Ground coffee loses its flavor faster, and it’s more expensive. Get a grinder; keep it clean (so old oils won’t make your new grinds bitter) and enjoy. Keep the beans in an airtight, opaque container away from moisture, light, heat and cold (no fridge!) and they can last a few weeks.
Reconsider your provider.
Yes, the barista at Cash-ola Coffee is a sweetheart and now knows your name by heart. Still, in a blind taste test in New York Magazine, the $1.79 Dunkin Donuts came out way ahead of the $2.11 Starbucks. Compute the savings and you might be willing to look around.

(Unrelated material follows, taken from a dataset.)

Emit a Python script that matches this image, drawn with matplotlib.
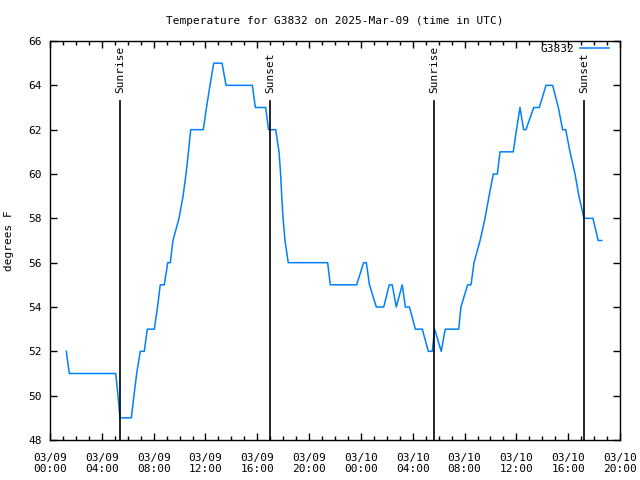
import matplotlib
matplotlib.use("Agg")
import matplotlib.pyplot as plt
from matplotlib.ticker import MultipleLocator

# hours since 2025-03-09 00:00 UTC
hours = [1.26, 1.49, 5.07, 5.25, 5.40, 6.28, 6.48, 6.69, 6.97, 7.28, 7.51, 8.05, 8.30, 8.51,
         8.82, 9.09, 9.29, 9.49, 9.96, 10.27, 10.50, 10.69, 10.86, 11.83, 12.08, 12.35, 12.64,
         13.28, 13.59, 15.62, 15.85, 16.65, 16.87, 17.42, 17.68, 17.80, 17.89, 17.99, 18.14,
         18.39, 21.43, 21.64, 23.67, 24.21, 24.42, 24.66, 25.19, 25.76, 26.19, 26.42, 26.73,
         27.19, 27.43, 27.75, 28.20, 28.74, 29.20, 29.51, 29.69, 30.20, 30.51, 31.55, 31.72,
         32.24, 32.50, 32.73, 33.20, 33.58, 33.89, 34.22, 34.53, 34.74, 35.76, 36.01, 36.28,
         36.56, 36.74, 37.34, 37.77, 38.29, 38.80, 39.24, 39.57, 39.81, 40.14, 40.53, 40.83,
         41.22, 41.91, 42.32, 42.59]
temps = [52, 51, 51, 50, 49, 49, 50, 51, 52, 52, 53, 53, 54, 55,
         55, 56, 56, 57, 58, 59, 60, 61, 62, 62, 63, 64, 65,
         65, 64, 64, 63, 63, 62, 62, 61, 60, 59, 58, 57,
         56, 56, 55, 55, 56, 56, 55, 54, 54, 55, 55, 54,
         55, 54, 54, 53, 53, 52, 52, 53, 52, 53, 53, 54,
         55, 55, 56, 57, 58, 59, 60, 60, 61, 61, 62, 63,
         62, 62, 63, 63, 64, 64, 63, 62, 62, 61, 60, 59,
         58, 58, 57, 57]

event_hours = [5.40, 16.98, 29.64, 41.22]
event_labels = ["Sunrise", "Sunset", "Sunrise", "Sunset"]

xtick_hours = [0, 4, 8, 12, 16, 20, 24, 28, 32, 36, 40, 44]
xtick_labels = ["03/09\n00:00", "03/09\n04:00", "03/09\n08:00", "03/09\n12:00",
                "03/09\n16:00", "03/09\n20:00", "03/10\n00:00", "03/10\n04:00",
                "03/10\n08:00", "03/10\n12:00", "03/10\n16:00", "03/10\n20:00"]
yticks = [48, 50, 52, 54, 56, 58, 60, 62, 64, 66]

plt.rcParams['font.family'] = ['DejaVu Sans Mono']
fig = plt.figure(figsize=(6.4, 4.8), dpi=100)
ax = fig.add_axes([50/640, 40/480, 570/640, 399/480])

ax.plot(hours, temps, color='#0080ff', lw=1.1, label='G3832')
for h, lab in zip(event_hours, event_labels):
    ax.plot([h, h], [48, 63.3], color='black', lw=1.2)
    ax.text(h, 63.65, lab, rotation=90, ha='center', va='bottom', fontsize=8)

ax.set_xlim(0, 44)
ax.set_ylim(48, 66)
ax.set_xticks(xtick_hours)
ax.set_xticklabels(xtick_labels, fontsize=8)
ax.xaxis.set_minor_locator(MultipleLocator(1))
ax.set_yticks(yticks)
ax.set_yticklabels([str(v) for v in yticks], fontsize=8)
ax.tick_params(axis='both', which='major', direction='in', length=5, width=1,
               top=True, right=True, pad=6)
ax.tick_params(axis='x', which='major', pad=9)
ax.tick_params(axis='x', which='minor', direction='in', length=3, width=1, top=True)
for s in ax.spines.values():
    s.set_linewidth(1)

ax.set_ylabel('degrees F', fontsize=8, labelpad=10)
ax.set_title('Temperature for G3832 on 2025-Mar-09 (time in UTC)', fontsize=8, pad=12)

leg = ax.legend(loc='upper right', bbox_to_anchor=(1 - 4/570, 1 + 4/399),
                frameon=False, fontsize=8, handlelength=2.6,
                markerfirst=False, borderaxespad=0.2, handletextpad=0.6)

fig.savefig('out.png', dpi=100)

Yes, you’ve heard it a hundred times, but it’s still true—if you’re a regular coffee drinker, especially a fussy one, brewing at home rather than buying out can save you in the four figures a year. That’s a vacation!
Go online for deals.
The internet is awash in unwanted gift cards, many of them available for less than their stated value. Searching Ebay, Craigslist and sites like Gift Card Granny (giftcardgranny.com) could save you 10 percent or so.
If you normally brew at home:
Don’t make more than you drink.
If you commonly end up throwing away a little bit of java left in the pot, you’re making too much.
Cut out—or, let’s be reasonable, cut back—your daily consumption.
If you drink coffee for the jolt, consider this: Studies have shown that exercise and eating fruit can give you more energy that a cup of joe. Eating an apple, in fact, may make you equally alert.
Top your used grounds.
This is controversial, but: If you make a pot of coffee but run out, you can stretch your beans by adding 50% new coffee grinds to your already used ones. The National Coffee Association and every barista in the world frowns on this; frugalistas swear by it.
Reconsider your brand.
Don’t take for granted that you’d be miserable without your gourmet beans. Test other brands; you might be surprised at the result. And knowing you could save hundreds a year just by switching might make your new coffee taste better, too.
Reuse your grounds.
Coffee grounds are great as a deodorizer in your fridge or freezer, as a fertilizer in your garden, and as a way to keep cats and ants away (they can’t stand the stuff).
Whether you brew at home or hit the coffee shop daily, there are a dozen ways you can save cash on your java.